Philip Glass, composer
I’m staying home and writing music and not doing anything. I’m working on a piece called “Circus Days and Nights,” an evening of opera, theater and circus. It doesn’t connect very much with what’s going on the streets of New York or elsewhere. We don’t need any more of that.

Lang Lang, pianist
I am learning a lot of new repertoire. I am looking into the whole collection of Beethoven sonatas; I just play one after the other. With Debussy also, I have a three-volume collection, and I am trying to learn it all. I never had the time to practice weeks and weeks without being pushed to play the repertoire that I’m supposed to perform. Now I can just read through everything with no time pressure.

Davóne Tines, singer
A thing that’s been keeping me busy is collaborating with Zack Winokur to create something for the digital space centered around our show “The Black Clown.” The development is being supported by the Lincoln Center at Home platform. There will be conversations between myself, creative team and cast members and various literary and artistic guests. There will be footage from the show, live performances by myself and cast members, and a living library offering a multifaceted look at the production research, archive materials and resources that expand our conversation.

Benjamin Hochman, pianist
I’m making music more than ever. It was so unexpected to have all this free time on my hands. I’ve been spending a lot with Bach and Beethoven. Bach, because everything starts and ends there, so I’ve been playing the “Goldberg” Variations; the toccatas; a beautiful Busoni piece, “Fantasia on J.S. Bach.” And Beethoven, reading through all the piano sonatas, especially spending time with the “Hammerklavier” and Opus 111. I’ve been getting to know more recent music, too: works by Rebecca Saunders, Unsuk Chin, Enno Poppe. I’m learning Berio’s Sequenza, which I’m scheduled to play at the Santa Fe Chamber Music Festival this summer, if it happens. I’ve also been studying the Brahms symphonies, and the Wagner operas — the “Ring,” “Tristan” — partly through the Met broadcasts. I played through the score to “Das Rheingold” at the piano. How great is that?

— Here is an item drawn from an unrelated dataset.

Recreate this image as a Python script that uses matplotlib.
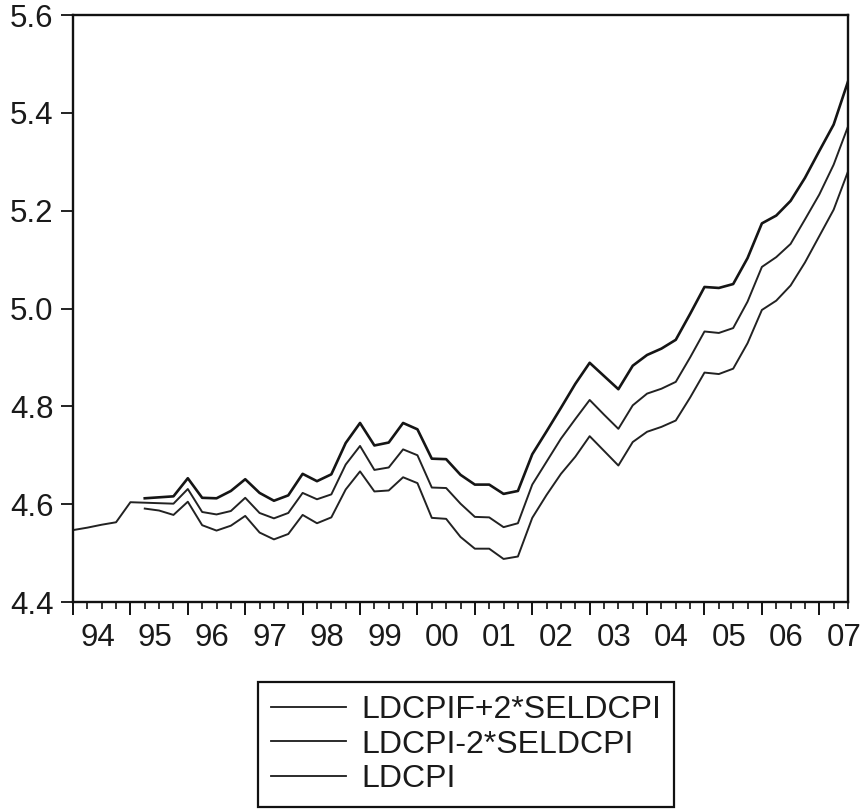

Meredith Monk, composer and singer
It did take me a while to settle down and get my routine and discipline. Little by little I’m quieting down, working on material. I’m vocalizing every day; I’m doing physical exercises every day.

I’m working on a gigantic new piece, so it’s giving me some time. in a way it’s the third piece of a trilogy about our relationship to nature. The working title is “Indra’s Net”; it’s concert music slash music theater and also an installation.

Once I got over having my meltdown about being all alone, I was grateful. Even if you’re grieving, you can create — and there can be moments of joy in the grief.